Task to complete >> Output every line of the material exactly, omitting images.
# # #
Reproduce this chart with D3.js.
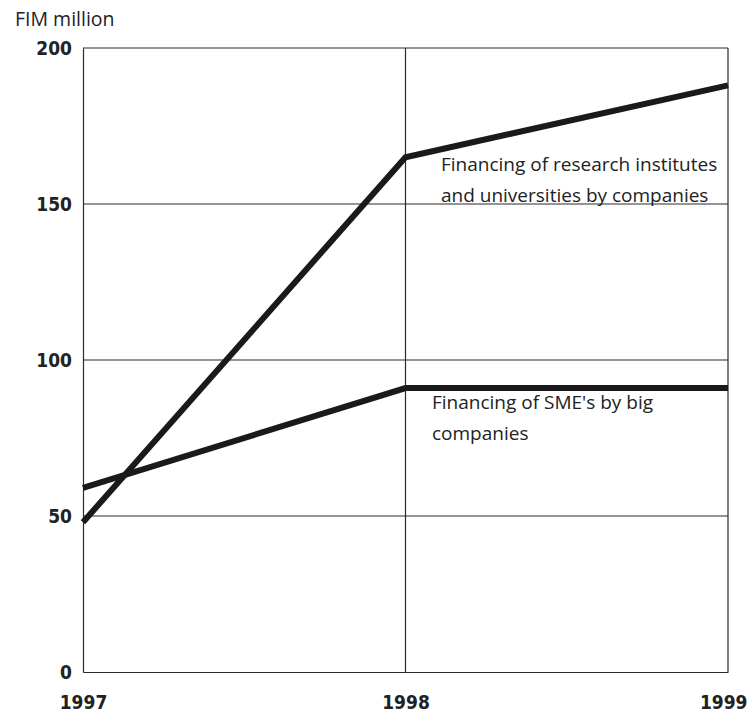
<!DOCTYPE html>
<html><head><meta charset="utf-8">
<script src="https://cdn.jsdelivr.net/npm/d3@7"></script>
<style>body{margin:0;background:#fff}svg{display:block}</style>
</head><body>
<svg id="c" width="749" height="715"></svg>
<script>
const years = [1997, 1998, 1999];
const yTicks = [0, 50, 100, 150, 200];
const researchFinancing = [48, 165, 188];
const smeFinancing = [59, 91, 91];
const unitLabel = "FIM million";
const researchLabel = ["Financing of research institutes", "and universities by companies"];
const smeLabel = ["Financing of SME's by big", "companies"];

(function () {
const svg = d3.select("#c");
const pLeft = 83, pRight = 728, pTop = 48, pBottom = 672;
const x = d3.scaleLinear().domain([1997, 1999]).range([pLeft, pRight]);
const y = d3.scaleLinear().domain([0, 200]).range([pBottom, pTop]);
const ink = "#2a2a2a";
const tickFont = "'DejaVu Sans Condensed', 'DejaVu Sans', sans-serif";
const textFont = "'Open Sans', sans-serif";

// grid
svg.append("g").selectAll("line").data(yTicks.filter(d => d > 0)).join("line")
  .attr("x1", pLeft).attr("x2", pRight).attr("y1", d => y(d)).attr("y2", d => y(d))
  .attr("stroke", ink).attr("stroke-width", 1.2);
svg.append("line").attr("x1", x(1998)).attr("x2", x(1998)).attr("y1", pTop).attr("y2", pBottom)
  .attr("stroke", ink).attr("stroke-width", 1.2);
svg.append("line").attr("x1", pRight).attr("x2", pRight).attr("y1", pTop).attr("y2", pBottom)
  .attr("stroke", ink).attr("stroke-width", 1.2);

// axes
const yAxis = d3.axisLeft(y).tickValues(yTicks).tickSize(0).tickPadding(11).tickFormat(d3.format("d"));
const ga = svg.append("g").attr("transform", `translate(${pLeft},0)`).call(yAxis);
ga.select(".domain").attr("stroke", ink).attr("stroke-width", 1.2);
ga.selectAll("text").attr("font-family", tickFont).attr("font-weight", "bold").attr("font-size", 19).attr("fill", "#222");

const xAxis = d3.axisBottom(x).tickValues(years).tickSize(0).tickPadding(24).tickFormat(d3.format("d"));
const gx = svg.append("g").attr("transform", `translate(0,${pBottom})`).call(xAxis);
gx.select(".domain").attr("stroke", ink).attr("stroke-width", 1.2);
gx.selectAll("text").attr("font-family", tickFont).attr("font-weight", "bold").attr("font-size", 19).attr("fill", "#222");
gx.selectAll(".tick").filter(d => d === 1999).select("text").attr("text-anchor", "end").attr("dx", 19);

// unit
svg.append("text").attr("x", 15).attr("y", 26).text(unitLabel)
  .attr("font-family", textFont).attr("font-size", 19.5).attr("fill", "#222");

// lines
const line = d3.line().x((d, i) => x(years[i])).y(d => y(d));
[researchFinancing, smeFinancing].forEach(s => {
  svg.append("path").attr("d", line(s)).attr("fill", "none")
    .attr("stroke", "#1a1a1a").attr("stroke-width", 6).attr("stroke-linejoin", "miter");
});

// annotations
function label(lines, x0, y0) {
  const t = svg.append("text").attr("font-family", textFont).attr("font-size", 19).attr("fill", "#222");
  lines.forEach((l, i) => t.append("tspan").attr("x", x0).attr("y", y0 + i * 31).text(l));
}
label(researchLabel, 441, 171);
label(smeLabel, 432, 409);
})();
</script>
</body></html>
# # #
The answer >>
Reproduce this chart with D3.js.
<!DOCTYPE html>
<html><head><meta charset="utf-8">
<script src="https://cdn.jsdelivr.net/npm/d3@7"></script>
<style>body{margin:0;background:#fff}svg{display:block}</style>
</head><body>
<svg id="c" width="749" height="715"></svg>
<script>
const years = [1997, 1998, 1999];
const yTicks = [0, 50, 100, 150, 200];
const researchFinancing = [48, 165, 188];
const smeFinancing = [59, 91, 91];
const unitLabel = "FIM million";
const researchLabel = ["Financing of research institutes", "and universities by companies"];
const smeLabel = ["Financing of SME's by big", "companies"];

(function () {
const svg = d3.select("#c");
const pLeft = 83, pRight = 728, pTop = 48, pBottom = 672;
const x = d3.scaleLinear().domain([1997, 1999]).range([pLeft, pRight]);
const y = d3.scaleLinear().domain([0, 200]).range([pBottom, pTop]);
const ink = "#2a2a2a";
const tickFont = "'DejaVu Sans Condensed', 'DejaVu Sans', sans-serif";
const textFont = "'Open Sans', sans-serif";

// grid
svg.append("g").selectAll("line").data(yTicks.filter(d => d > 0)).join("line")
  .attr("x1", pLeft).attr("x2", pRight).attr("y1", d => y(d)).attr("y2", d => y(d))
  .attr("stroke", ink).attr("stroke-width", 1.2);
svg.append("line").attr("x1", x(1998)).attr("x2", x(1998)).attr("y1", pTop).attr("y2", pBottom)
  .attr("stroke", ink).attr("stroke-width", 1.2);
svg.append("line").attr("x1", pRight).attr("x2", pRight).attr("y1", pTop).attr("y2", pBottom)
  .attr("stroke", ink).attr("stroke-width", 1.2);

// axes
const yAxis = d3.axisLeft(y).tickValues(yTicks).tickSize(0).tickPadding(11).tickFormat(d3.format("d"));
const ga = svg.append("g").attr("transform", `translate(${pLeft},0)`).call(yAxis);
ga.select(".domain").attr("stroke", ink).attr("stroke-width", 1.2);
ga.selectAll("text").attr("font-family", tickFont).attr("font-weight", "bold").attr("font-size", 19).attr("fill", "#222");

const xAxis = d3.axisBottom(x).tickValues(years).tickSize(0).tickPadding(24).tickFormat(d3.format("d"));
const gx = svg.append("g").attr("transform", `translate(0,${pBottom})`).call(xAxis);
gx.select(".domain").attr("stroke", ink).attr("stroke-width", 1.2);
gx.selectAll("text").attr("font-family", tickFont).attr("font-weight", "bold").attr("font-size", 19).attr("fill", "#222");
gx.selectAll(".tick").filter(d => d === 1999).select("text").attr("text-anchor", "end").attr("dx", 19);

// unit
svg.append("text").attr("x", 15).attr("y", 26).text(unitLabel)
  .attr("font-family", textFont).attr("font-size", 19.5).attr("fill", "#222");

// lines
const line = d3.line().x((d, i) => x(years[i])).y(d => y(d));
[researchFinancing, smeFinancing].forEach(s => {
  svg.append("path").attr("d", line(s)).attr("fill", "none")
    .attr("stroke", "#1a1a1a").attr("stroke-width", 6).attr("stroke-linejoin", "miter");
});

// annotations
function label(lines, x0, y0) {
  const t = svg.append("text").attr("font-family", textFont).attr("font-size", 19).attr("fill", "#222");
  lines.forEach((l, i) => t.append("tspan").attr("x", x0).attr("y", y0 + i * 31).text(l));
}
label(researchLabel, 441, 171);
label(smeLabel, 432, 409);
})();
</script>
</body></html>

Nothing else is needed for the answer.